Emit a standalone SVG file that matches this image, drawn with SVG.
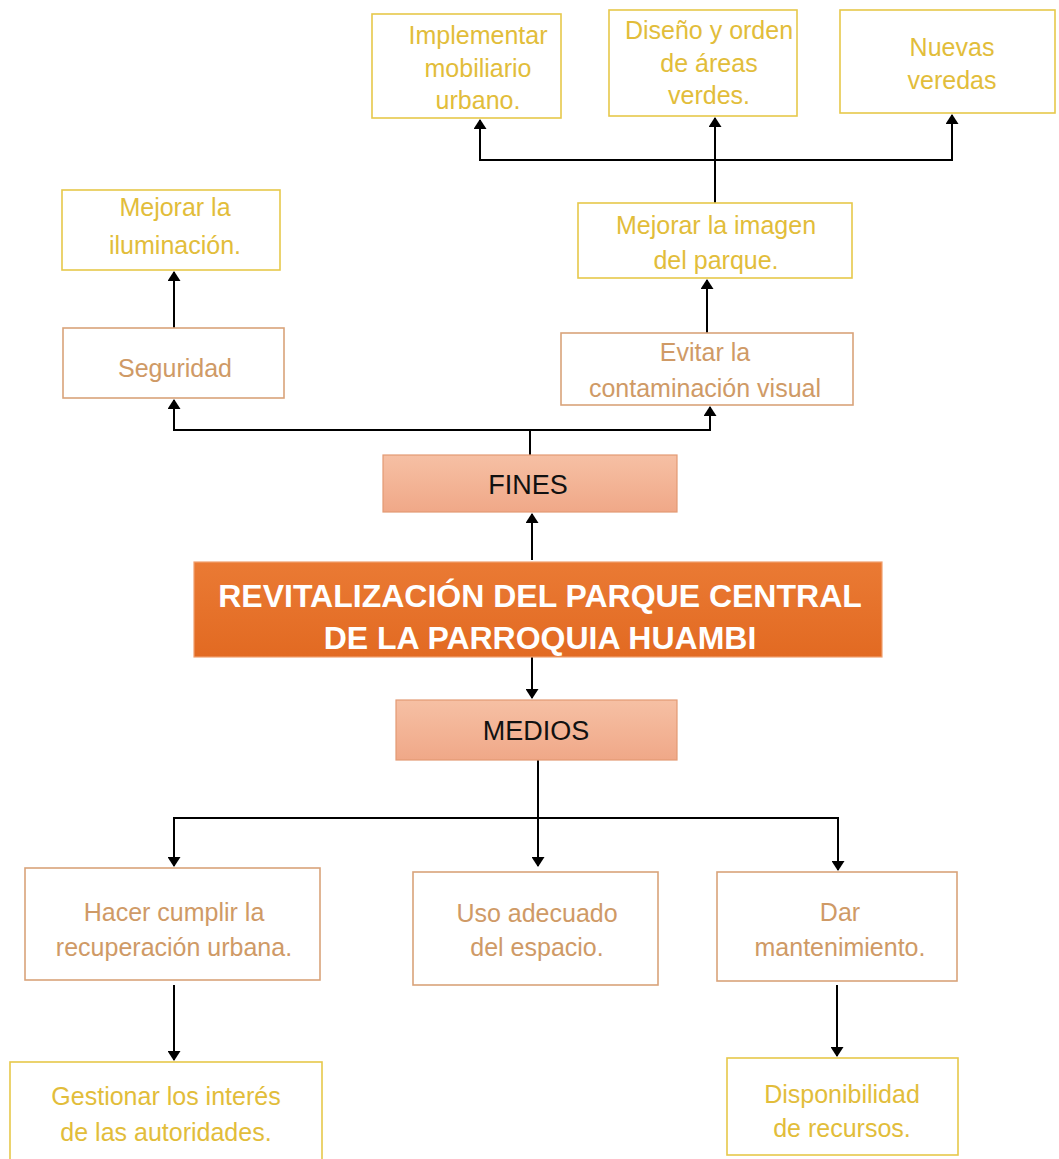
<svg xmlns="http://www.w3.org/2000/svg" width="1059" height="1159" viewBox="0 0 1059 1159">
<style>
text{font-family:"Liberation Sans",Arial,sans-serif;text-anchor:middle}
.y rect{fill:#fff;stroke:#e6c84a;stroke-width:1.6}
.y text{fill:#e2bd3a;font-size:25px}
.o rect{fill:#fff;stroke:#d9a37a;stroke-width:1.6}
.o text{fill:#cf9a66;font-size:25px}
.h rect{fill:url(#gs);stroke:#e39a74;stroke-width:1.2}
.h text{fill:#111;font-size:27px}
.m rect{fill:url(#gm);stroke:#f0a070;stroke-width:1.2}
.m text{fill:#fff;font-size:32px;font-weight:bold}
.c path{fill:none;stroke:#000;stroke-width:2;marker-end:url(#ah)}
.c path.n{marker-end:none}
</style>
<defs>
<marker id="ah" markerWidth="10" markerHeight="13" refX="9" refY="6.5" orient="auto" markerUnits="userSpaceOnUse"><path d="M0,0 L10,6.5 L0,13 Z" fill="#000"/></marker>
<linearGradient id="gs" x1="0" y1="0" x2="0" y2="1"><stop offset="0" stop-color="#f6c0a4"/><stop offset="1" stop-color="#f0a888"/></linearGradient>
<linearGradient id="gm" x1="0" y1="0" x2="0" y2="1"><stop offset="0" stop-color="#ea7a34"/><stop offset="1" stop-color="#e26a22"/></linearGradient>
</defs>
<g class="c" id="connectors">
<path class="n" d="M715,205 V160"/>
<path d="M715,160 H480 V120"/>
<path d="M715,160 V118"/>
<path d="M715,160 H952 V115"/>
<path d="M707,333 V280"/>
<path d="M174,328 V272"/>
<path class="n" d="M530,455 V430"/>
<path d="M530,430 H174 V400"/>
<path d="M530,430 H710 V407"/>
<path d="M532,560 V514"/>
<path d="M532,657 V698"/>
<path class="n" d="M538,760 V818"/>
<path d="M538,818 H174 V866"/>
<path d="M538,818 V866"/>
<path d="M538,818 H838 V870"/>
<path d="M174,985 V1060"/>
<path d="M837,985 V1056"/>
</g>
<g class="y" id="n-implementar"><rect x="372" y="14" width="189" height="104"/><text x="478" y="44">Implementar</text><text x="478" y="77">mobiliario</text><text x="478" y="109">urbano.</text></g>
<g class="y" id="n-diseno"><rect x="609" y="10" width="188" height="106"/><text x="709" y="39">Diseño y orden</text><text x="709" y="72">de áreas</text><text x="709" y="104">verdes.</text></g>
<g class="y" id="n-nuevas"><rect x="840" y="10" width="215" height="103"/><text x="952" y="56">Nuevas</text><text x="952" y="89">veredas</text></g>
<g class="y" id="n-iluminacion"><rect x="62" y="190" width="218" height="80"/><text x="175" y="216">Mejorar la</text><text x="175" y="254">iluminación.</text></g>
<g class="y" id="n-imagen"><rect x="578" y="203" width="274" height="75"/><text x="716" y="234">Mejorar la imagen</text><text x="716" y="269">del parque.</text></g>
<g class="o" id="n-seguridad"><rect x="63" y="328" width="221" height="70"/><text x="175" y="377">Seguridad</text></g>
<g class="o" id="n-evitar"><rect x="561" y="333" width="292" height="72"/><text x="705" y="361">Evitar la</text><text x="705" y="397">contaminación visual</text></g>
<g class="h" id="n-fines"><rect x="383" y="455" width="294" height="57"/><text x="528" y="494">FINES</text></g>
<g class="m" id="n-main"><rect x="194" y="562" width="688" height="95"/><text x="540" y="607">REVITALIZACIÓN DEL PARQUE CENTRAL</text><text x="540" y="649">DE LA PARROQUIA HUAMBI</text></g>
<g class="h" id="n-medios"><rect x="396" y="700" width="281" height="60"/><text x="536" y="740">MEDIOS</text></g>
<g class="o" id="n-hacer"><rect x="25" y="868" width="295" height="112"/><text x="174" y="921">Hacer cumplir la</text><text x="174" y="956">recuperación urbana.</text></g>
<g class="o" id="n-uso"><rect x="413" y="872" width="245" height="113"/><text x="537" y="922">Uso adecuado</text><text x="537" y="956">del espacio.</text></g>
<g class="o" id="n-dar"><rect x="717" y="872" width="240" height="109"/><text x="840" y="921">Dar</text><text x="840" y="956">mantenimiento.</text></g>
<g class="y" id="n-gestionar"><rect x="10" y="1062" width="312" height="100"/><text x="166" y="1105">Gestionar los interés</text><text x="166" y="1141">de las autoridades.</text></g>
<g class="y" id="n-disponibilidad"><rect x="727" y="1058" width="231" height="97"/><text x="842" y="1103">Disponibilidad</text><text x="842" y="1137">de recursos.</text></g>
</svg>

........

**Instructions to follow**: Print each line of the material above exactly, with the pictures removed from your copy.

**Correct response**:
Emit a standalone SVG file that matches this image, drawn with SVG.
<svg xmlns="http://www.w3.org/2000/svg" width="1059" height="1159" viewBox="0 0 1059 1159">
<style>
text{font-family:"Liberation Sans",Arial,sans-serif;text-anchor:middle}
.y rect{fill:#fff;stroke:#e6c84a;stroke-width:1.6}
.y text{fill:#e2bd3a;font-size:25px}
.o rect{fill:#fff;stroke:#d9a37a;stroke-width:1.6}
.o text{fill:#cf9a66;font-size:25px}
.h rect{fill:url(#gs);stroke:#e39a74;stroke-width:1.2}
.h text{fill:#111;font-size:27px}
.m rect{fill:url(#gm);stroke:#f0a070;stroke-width:1.2}
.m text{fill:#fff;font-size:32px;font-weight:bold}
.c path{fill:none;stroke:#000;stroke-width:2;marker-end:url(#ah)}
.c path.n{marker-end:none}
</style>
<defs>
<marker id="ah" markerWidth="10" markerHeight="13" refX="9" refY="6.5" orient="auto" markerUnits="userSpaceOnUse"><path d="M0,0 L10,6.5 L0,13 Z" fill="#000"/></marker>
<linearGradient id="gs" x1="0" y1="0" x2="0" y2="1"><stop offset="0" stop-color="#f6c0a4"/><stop offset="1" stop-color="#f0a888"/></linearGradient>
<linearGradient id="gm" x1="0" y1="0" x2="0" y2="1"><stop offset="0" stop-color="#ea7a34"/><stop offset="1" stop-color="#e26a22"/></linearGradient>
</defs>
<g class="c" id="connectors">
<path class="n" d="M715,205 V160"/>
<path d="M715,160 H480 V120"/>
<path d="M715,160 V118"/>
<path d="M715,160 H952 V115"/>
<path d="M707,333 V280"/>
<path d="M174,328 V272"/>
<path class="n" d="M530,455 V430"/>
<path d="M530,430 H174 V400"/>
<path d="M530,430 H710 V407"/>
<path d="M532,560 V514"/>
<path d="M532,657 V698"/>
<path class="n" d="M538,760 V818"/>
<path d="M538,818 H174 V866"/>
<path d="M538,818 V866"/>
<path d="M538,818 H838 V870"/>
<path d="M174,985 V1060"/>
<path d="M837,985 V1056"/>
</g>
<g class="y" id="n-implementar"><rect x="372" y="14" width="189" height="104"/><text x="478" y="44">Implementar</text><text x="478" y="77">mobiliario</text><text x="478" y="109">urbano.</text></g>
<g class="y" id="n-diseno"><rect x="609" y="10" width="188" height="106"/><text x="709" y="39">Diseño y orden</text><text x="709" y="72">de áreas</text><text x="709" y="104">verdes.</text></g>
<g class="y" id="n-nuevas"><rect x="840" y="10" width="215" height="103"/><text x="952" y="56">Nuevas</text><text x="952" y="89">veredas</text></g>
<g class="y" id="n-iluminacion"><rect x="62" y="190" width="218" height="80"/><text x="175" y="216">Mejorar la</text><text x="175" y="254">iluminación.</text></g>
<g class="y" id="n-imagen"><rect x="578" y="203" width="274" height="75"/><text x="716" y="234">Mejorar la imagen</text><text x="716" y="269">del parque.</text></g>
<g class="o" id="n-seguridad"><rect x="63" y="328" width="221" height="70"/><text x="175" y="377">Seguridad</text></g>
<g class="o" id="n-evitar"><rect x="561" y="333" width="292" height="72"/><text x="705" y="361">Evitar la</text><text x="705" y="397">contaminación visual</text></g>
<g class="h" id="n-fines"><rect x="383" y="455" width="294" height="57"/><text x="528" y="494">FINES</text></g>
<g class="m" id="n-main"><rect x="194" y="562" width="688" height="95"/><text x="540" y="607">REVITALIZACIÓN DEL PARQUE CENTRAL</text><text x="540" y="649">DE LA PARROQUIA HUAMBI</text></g>
<g class="h" id="n-medios"><rect x="396" y="700" width="281" height="60"/><text x="536" y="740">MEDIOS</text></g>
<g class="o" id="n-hacer"><rect x="25" y="868" width="295" height="112"/><text x="174" y="921">Hacer cumplir la</text><text x="174" y="956">recuperación urbana.</text></g>
<g class="o" id="n-uso"><rect x="413" y="872" width="245" height="113"/><text x="537" y="922">Uso adecuado</text><text x="537" y="956">del espacio.</text></g>
<g class="o" id="n-dar"><rect x="717" y="872" width="240" height="109"/><text x="840" y="921">Dar</text><text x="840" y="956">mantenimiento.</text></g>
<g class="y" id="n-gestionar"><rect x="10" y="1062" width="312" height="100"/><text x="166" y="1105">Gestionar los interés</text><text x="166" y="1141">de las autoridades.</text></g>
<g class="y" id="n-disponibilidad"><rect x="727" y="1058" width="231" height="97"/><text x="842" y="1103">Disponibilidad</text><text x="842" y="1137">de recursos.</text></g>
</svg>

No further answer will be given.